Why build your own auth?

There are services and libraries that handle authentication for you — Auth0, Clerk, Better Auth, Supabase Auth, Firebase Auth. You add their SDK, configure a dashboard, and get login pages without writing auth code yourself.

So why does this starter ship its own auth instead?

It starts with email

The one thing every app needs is a way to reach the user. When someone forgets their password, you need a channel to help them — and that channel is email.

But anyone can type your email into a signup form. So you verify it. Until verified, the email is considered invalid. That verification step is what makes the rest of auth trustworthy.

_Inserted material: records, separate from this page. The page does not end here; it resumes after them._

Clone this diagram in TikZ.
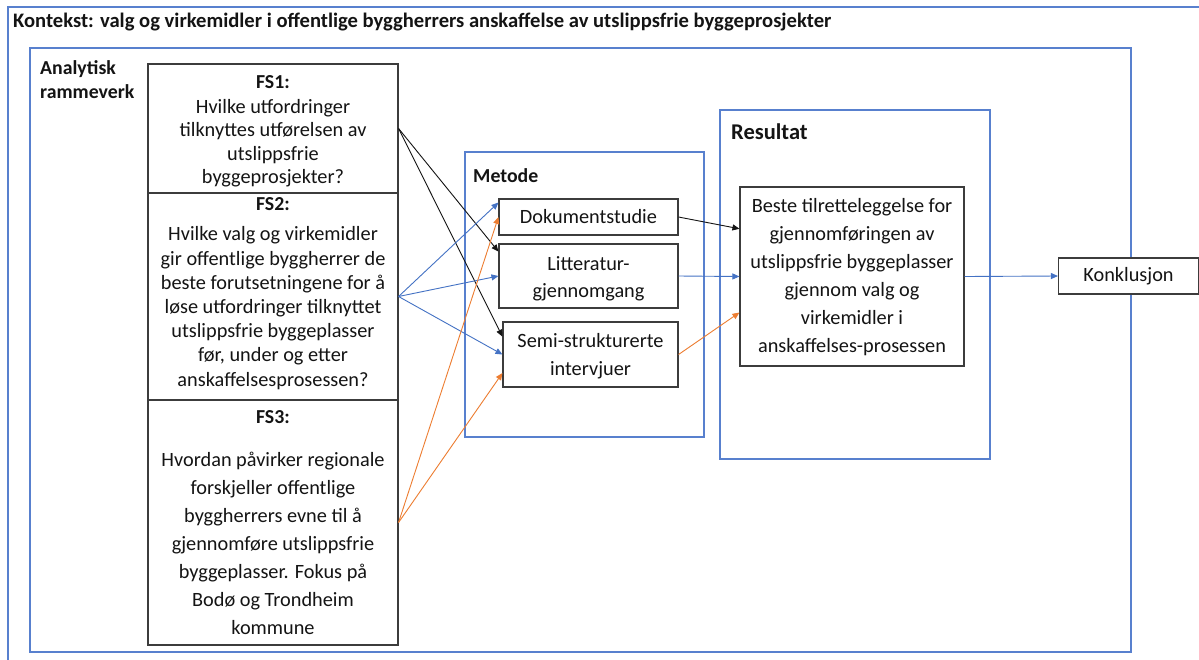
\documentclass[tikz,border=0pt]{standalone}
\usepackage{fontspec}
\setmainfont{Carlito}
\usetikzlibrary{arrows.meta,calc}
\definecolor{frameblue}{RGB}{88,128,206}
\definecolor{lineblue}{RGB}{68,114,196}
\definecolor{lineorange}{RGB}{237,125,49}
\definecolor{boxedge}{RGB}{60,60,60}
\definecolor{ink}{RGB}{20,20,20}
\begin{document}
\begin{tikzpicture}[x=1pt,y=-1pt,
  container/.style={draw=frameblue,line width=1.5pt},
  qbox/.style={draw=boxedge,line width=1.1pt,inner sep=0pt,fill=white},
  txt/.style={font=\fontsize{20.3}{24}\selectfont,align=center,inner sep=0pt,text=ink},
  head/.style={font=\fontsize{19.8}{24}\selectfont\bfseries,inner sep=0pt,text=ink},
  link/.style={line width=0.9pt,-{Triangle[length=7pt,width=6pt]}},
  blk/.style={link,draw=ink},
  blu/.style={link,draw=lineblue},
  org/.style={link,draw=lineorange}]
\useasboundingbox (0,0) rectangle (1199,659);
\clip (0,0) rectangle (1199,659);
\fill[white] (0,0) rectangle (1199,659);

% context frame and framework frame
\draw[container] (8,7) rectangle (1230,690);
\node[head,font=\fontsize{20.6}{24}\selectfont\bfseries,anchor=west] (kontekst) at (13,22.5)
  {Kontekst: valg og virkemidler i offentlige byggherrers anskaffelse av utslippsfrie byggeprosjekter};
\draw[container] (30,48) rectangle (1131,652);
\node[head,align=left,anchor=north west] (ramme) at (40,60) {Analytisk\\rammeverk};

% research questions
\node[qbox,minimum width=250pt,minimum height=129pt] (fs1) at (273,128.5) {};
\node[qbox,minimum width=250pt,minimum height=207pt] (fs2) at (273,296.5) {};
\node[qbox,minimum width=250pt,minimum height=245pt] (fs3) at (273,522.5) {};
\node[head] (h1) at (273,82) {FS1:};
\node[txt,font=\fontsize{20.3}{23.5}\selectfont] (t1) at (273,143)
  {Hvilke utfordringer\\tilknyttes utførelsen av\\utslippsfrie\\byggeprosjekter?};
\node[head] (h2) at (273,204) {FS2:};
\node[txt,font=\fontsize{20.3}{24.2}\selectfont] (t2) at (273,308)
  {Hvilke valg og virkemidler\\gir offentlige byggherrer de\\beste forutsetningene for å\\løse utfordringer tilknyttet\\utslippsfrie byggeplasser\\før, under og etter\\anskaffelsesprosessen?};
\node[head] (h3) at (273,417) {FS3:};
\node[txt,font=\fontsize{20.3}{28}\selectfont] (t3) at (273,543)
  {Hvordan påvirker regionale\\forskjeller offentlige\\byggherrers evne til å\\gjennomføre utslippsfrie\\byggeplasser. Fokus på\\Bodø og Trondheim\\kommune};

% method frame
\draw[container] (465,152) rectangle (704,437);
\node[head,anchor=west] (metode) at (473,176) {Metode};
\node[qbox,minimum width=179pt,minimum height=36pt] (dok) at (588.5,217) {};
\node[txt] at (dok.center) {Dokumentstudie};
\node[qbox,minimum width=179pt,minimum height=64pt] (litt) at (588.5,276) {};
\node[txt,font=\fontsize{20.3}{27}\selectfont] at (588.5,278.5) {Litteratur-\\gjennomgang};
\node[qbox,minimum width=175pt,minimum height=65pt] (semi) at (590.5,354.5) {};
\node[txt,font=\fontsize{20.3}{28}\selectfont] at (590.5,356) {Semi-strukturerte\\intervjuer};

% result frame
\draw[container] (720,110) rectangle (990,459);
\node[head,font=\fontsize{22.5}{26}\selectfont\bfseries,anchor=west] (resultat) at (731,132) {Resultat};
\node[qbox,minimum width=224pt,minimum height=179pt] (res) at (852,276.5) {};
\node[txt,font=\fontsize{20.3}{28}\selectfont] at (852,277)
  {Beste tilretteleggelse for\\gjennomføringen av\\utslippsfrie byggeplasser\\gjennom valg og\\virkemidler i\\anskaffelses-prosessen};

% conclusion
\node[qbox,minimum width=140pt,minimum height=36pt] (konk) at (1128.5,276) {};
\node[txt] at (konk.center) {Konklusjon};

% FS1 links
\draw[blk] (fs1.east) -- ($(litt.north west)!0.125!(litt.south west)$);
\draw[blk] (fs1.east) -- ($(semi.north west)!0.23!(semi.south west)$);
% FS2 links
\draw[blu] (fs2.east) -- ($(dok.north west)!0.11!(dok.south west)$);
\draw[blu] (fs2.east) -- (litt.west);
\draw[blu] (fs2.east) -- (semi.west);
% FS3 links
\draw[org] (fs3.east) -- (dok.west);
\draw[org] (fs3.east) -- ($(semi.north west)!0.78!(semi.south west)$);
% methods to result
\draw[blk] (dok.east) -- ($(res.north west)!0.235!(res.south west)$);
\draw[blu] (litt.east) -- (res.west);
\draw[org] (semi.east) -- ($(res.north west)!0.70!(res.south west)$);
% result to conclusion
\draw[blu] (res.east) -- (konk.west);
\end{tikzpicture}
\end{document}
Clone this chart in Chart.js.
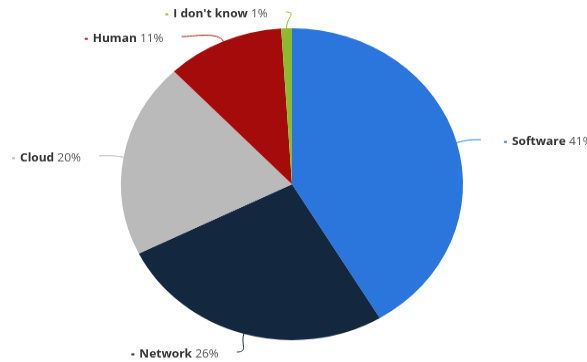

Once you accept that, the feature list writes itself: signup, login, verify email, forgot password, reset password. That's quite a few pages, but that's basically all of auth.

The other approach is OAuth — let a provider like Google handle the password entirely. The user's email is already verified by Google, so you skip verification and password management altogether. The starter supports both: email/password for the baseline, OAuth for convenience.

It's not as scary as it sounds

Auth has a reputation for being scary. But the core is just a few ideas:

  • A users table with hashed passwords
  • A signed cookie that remembers who's logged in
  • A guard function that checks the cookie before showing a page
  • For OAuth, a library like Arctic that handles the provider handshake in a few lines

The starter wires these together for you. Once you walk through the code, you'll see there's no magic — just routes, a database, and a cookie.

Simplicity is security

"Complexity is the worst enemy of security." — Bruce Schneier

Auth services add layers: SDKs, dashboards, token exchanges, webhook callbacks, version upgrades you don't control. Each layer is a place where things can break — or be exploited. The more moving parts, the harder it is to reason about what's actually happening when a user logs in.

The starter's auth is simple on purpose. A users table, a hashed password, a signed cookie. No black box — you can read every line. When something breaks, you debug your own code, not a third-party service's status page.

Auth services are a valid choice for teams that need them. But for most apps, the simpler path is also the safer one.